Video Spotlights Need for Climate and Health Education
In the context of the growing health impacts of climate change, a new video highlights the increasingly crucial need to train clinicians and public health practitioners in how to respond to all manner of threats, from hurricanes and heatwaves to wildfire smoke, flooding, forced migration, droughts, infectious disease outbreaks, and more. The short video is part of a series called Climate and Us that explores the many ways in which a changing climate is impacting people’s health and well-being.
The new video features Cecilia Sorensen and her work as director of the Global Center for Climate and Health Education (GCCHE) at Columbia Mailman School. Sorensen is also an associate professor of environmental health sciences at Mailman and associate professor of medicine at Columbia University Irving Medical Center. The video was produced by BBC StoryWorks Commercial Productions, the commercial content division of BBC Global News, for the Global Climate & Health Alliance, of which GCCHE is a partner. In all, there are 20 videos in the series, which the Alliance selected through a competitive application process.
Launched in 2017, GCCHE was born out of meetings at the 2015 COP-21 climate conference in Paris and an earlier White House special session on the need for greater investment in the study of and planning for the health impacts of climate change. Today, the Consortium has 300 members in 60 countries who have pledged to educate their students on the health impacts of climate change. The Consortium offers its members trainings and model curricula.
In the new video, we see Sorensen teach a seminar on climate and health attended by faculty, residents, and students across the medical center. In another scene, we see clinicians training to respond to a patient with heat stroke in the Simulation Center in the Vagelos Education Center.

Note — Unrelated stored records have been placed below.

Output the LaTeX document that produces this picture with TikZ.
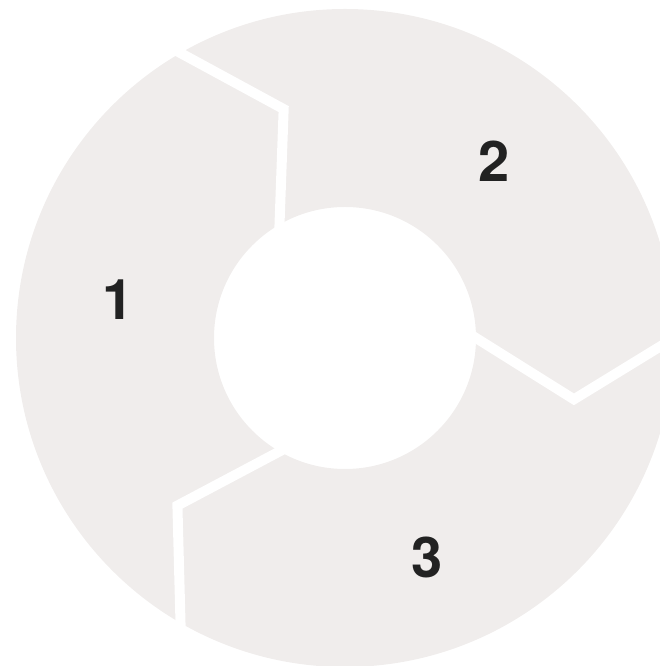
\documentclass[tikz,border=0pt]{standalone}
\usepackage{fontspec}
\setmainfont{TeX Gyre Heros}
\usetikzlibrary{calc}
\definecolor{ringgrey}{HTML}{F0EDEC}
\definecolor{digitcol}{HTML}{222222}
\begin{document}
\begin{tikzpicture}[x=1pt,y=1pt,
  gapline/.style={white, line width=10pt, line join=miter, miter limit=20},
  lbl/.style={font=\fontsize{56}{56}\selectfont\bfseries, text=digitcol, inner sep=0pt}]
\useasboundingbox (0,0) rectangle (660,666);
\clip (0,0) rectangle (660,666);
\coordinate (C) at (345,328);
\fill[ringgrey, even odd rule] (C) circle (329pt) (C) circle (131pt);
\foreach \t in {120,0,240} {
  \coordinate (i) at ($(C)+(\t:131pt)$);
  \coordinate (b) at ($(C)+(\t-15:237pt)$);
  \coordinate (o) at ($(C)+(\t:329pt)$);
  \draw[gapline] ($(i)!-0.3!(b)$) -- (b) -- ($(b)!1.3!(o)$);
}
\node[lbl] (n1) at (118,366) {1};
\node[lbl] (n2) at (494,504.5) {2};
\node[lbl] (n3) at (427,109) {3};
\end{tikzpicture}
\end{document}
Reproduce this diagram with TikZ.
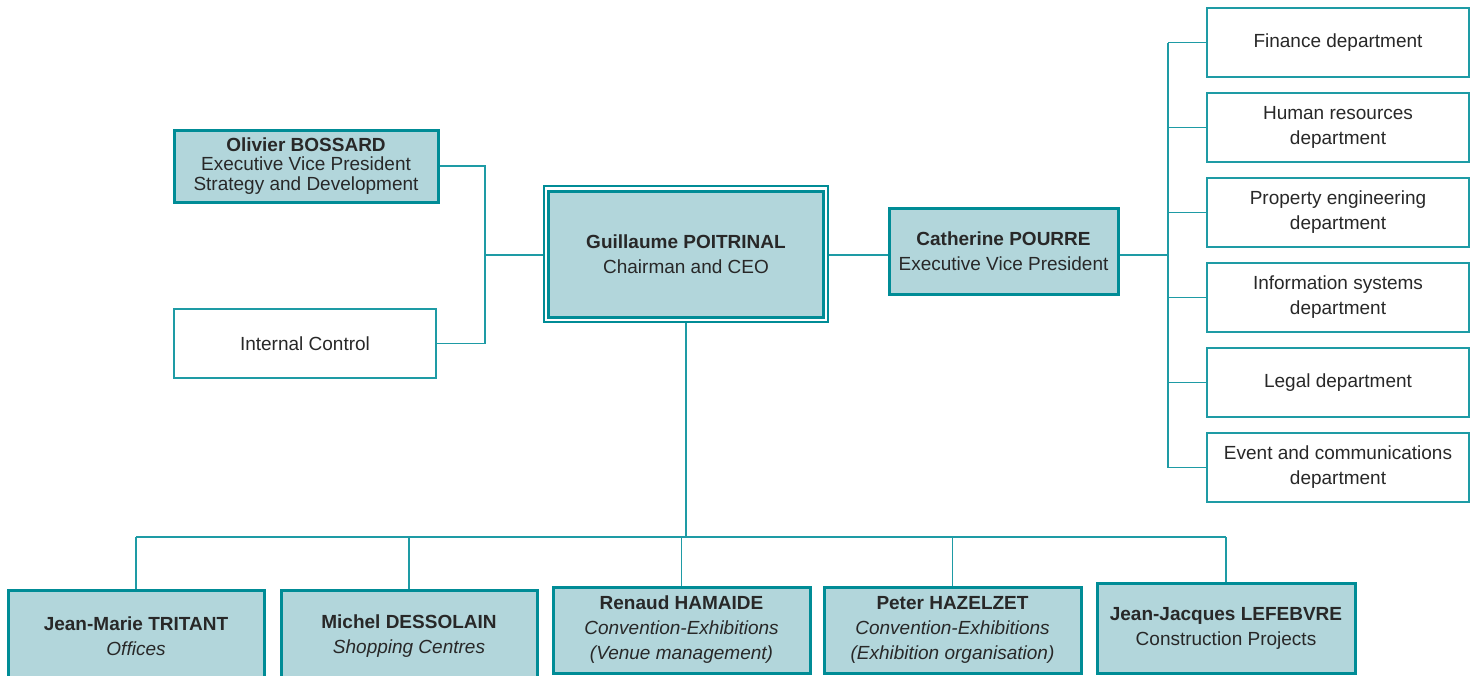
\documentclass[tikz,border=0pt]{standalone}
\usepackage{fontspec}
\setmainfont{Liberation Sans}
\usepackage{tikz}
\usetikzlibrary{positioning}

\definecolor{orgteal}{RGB}{0,140,150}
\definecolor{orglight}{RGB}{30,155,165}
\definecolor{orgfill}{RGB}{178,214,219}
\definecolor{orgtext}{RGB}{40,40,40}

\begin{document}
\begin{tikzpicture} [
            x=1pt, y=-1pt,
            % ----- Node definitions ----- %
            personnode/.style = {
                draw = orgteal,
                line width = 3pt,
                rectangle,
                fill = orgfill,
                align = center,
                text = orgtext,
                font = \fontsize{19}{25}\selectfont,
                inner sep = 0pt
            },
            deptnode/.style = {
                draw = orglight,
                line width = 1.3pt,
                rectangle,
                fill = white,
                align = center,
                text = orgtext,
                font = \fontsize{19}{25}\selectfont,
                minimum width = 262pt,
                minimum height = 69pt,
                inner sep = 0pt
            },
            link/.style = {
                draw = orglight,
                line width = 1.3pt
            },
    ]
    \useasboundingbox (0,0) rectangle (1475,675);

            % ----- Node constructions ----- %
        \node [personnode, minimum width=264pt, minimum height=72pt,
               font=\fontsize{19}{19.5}\selectfont] (bossard) at (306,166) {
            \textbf{Olivier BOSSARD}\\Executive Vice President\\Strategy and Development};
        \node [deptnode] (internal) at (305,343.5) {Internal Control};

        \node [draw=orgteal, line width=1.3pt, minimum width=284pt,
               minimum height=136pt] (ceoframe) at (686,254) {};
        \node [personnode, minimum width=275pt, minimum height=126pt] (ceo) at (686,254) {
            \textbf{Guillaume POITRINAL}\\Chairman and CEO};

        \node [personnode, minimum width=229pt, minimum height=86pt] (pourre) at (1003.5,251) {
            \textbf{Catherine POURRE}\\Executive Vice President};

        \node [deptnode] (finance) at (1338,42.5) {Finance department};
        \node [deptnode, below=14.7pt of finance] (hr) {Human resources\\department};
        \node [deptnode, below=14.7pt of hr] (property) {Property engineering\\department};
        \node [deptnode, below=14.7pt of property] (infosys) {Information systems\\department};
        \node [deptnode, below=14.7pt of infosys] (legal) {Legal department};
        \node [deptnode, below=14.7pt of legal] (event) {Event and communications\\department};

        \node [personnode, minimum width=256pt, minimum height=92pt] (tritant) at (136,636) {
            \textbf{Jean-Marie TRITANT}\\\textit{Offices}};
        \node [personnode, minimum width=256pt, minimum height=92pt] (dessolain) at (409,636) {
            \textbf{Michel DESSOLAIN}\\\textit{Shopping Centres}};
        \node [personnode, minimum width=257pt, minimum height=86pt] (hamaide) at (681.5,630) {
            \textbf{Renaud HAMAIDE}\\\textit{Convention-Exhibitions}\\\textit{(Venue management)}};
        \node [personnode, minimum width=257pt, minimum height=86pt] (hazelzet) at (952.5,630) {
            \textbf{Peter HAZELZET}\\\textit{Convention-Exhibitions}\\\textit{(Exhibition organisation)}};
        \node [personnode, minimum width=258pt, minimum height=90pt] (lefebvre) at (1226,628) {
            \textbf{Jean-Jacques LEFEBVRE}\\Construction Projects};

            % ----- Connectors ----- %
        \coordinate (lbus) at (485,255);
        \coordinate (rbus) at (1168,255);
        \coordinate (bbus) at (686,537);

        \draw [link] (bossard.east) -| (lbus) |- (internal.east);
        \draw [link] (lbus) -- (lbus -| ceoframe.west);
        \draw [link] (lbus -| ceoframe.east) -- (lbus -| pourre.west);
        \draw [link] (lbus -| pourre.east) -- (rbus);
        \draw [link] (finance.west -| rbus) -- (event.west -| rbus);
        \foreach \d in {finance, hr, property, infosys, legal, event}
            \draw [link] (\d.west -| rbus) -- (\d.west);

        \draw [link] (ceoframe.south) -- (bbus);
        \draw [link] (tritant.north |- bbus) -- (lefebvre.north |- bbus);
        \foreach \p in {tritant, dessolain, hamaide, hazelzet, lefebvre}
            \draw [link] (\p.north |- bbus) -- (\p.north);

\end{tikzpicture}
\end{document}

Research shows that any time temperatures spike we see seeing increases in morbidity as well as mortality. Breathing wildfire smoke of the kind that blanketed large sections of the country this summer is approximately 10 times worse than breathing tailpipe exhaust.
“I see [the] impacts of climate change on health nearly every day I work in the emergency room,” Sorensen says in the video. “How do we equip our health systems to be able to deal with this? It’s very difficult but it’s something we can and need to address.”
Sorensen concludes, saying, “Climate change and our health are intrinsically linked because climate change affects the air we breathe, the water we drink, the soil we grow our food in. We are only as healthy as our planet is. We as health professionals are really the first and last lines of defense, for our patients and for our communities, when it comes to the health impacts of climate change.”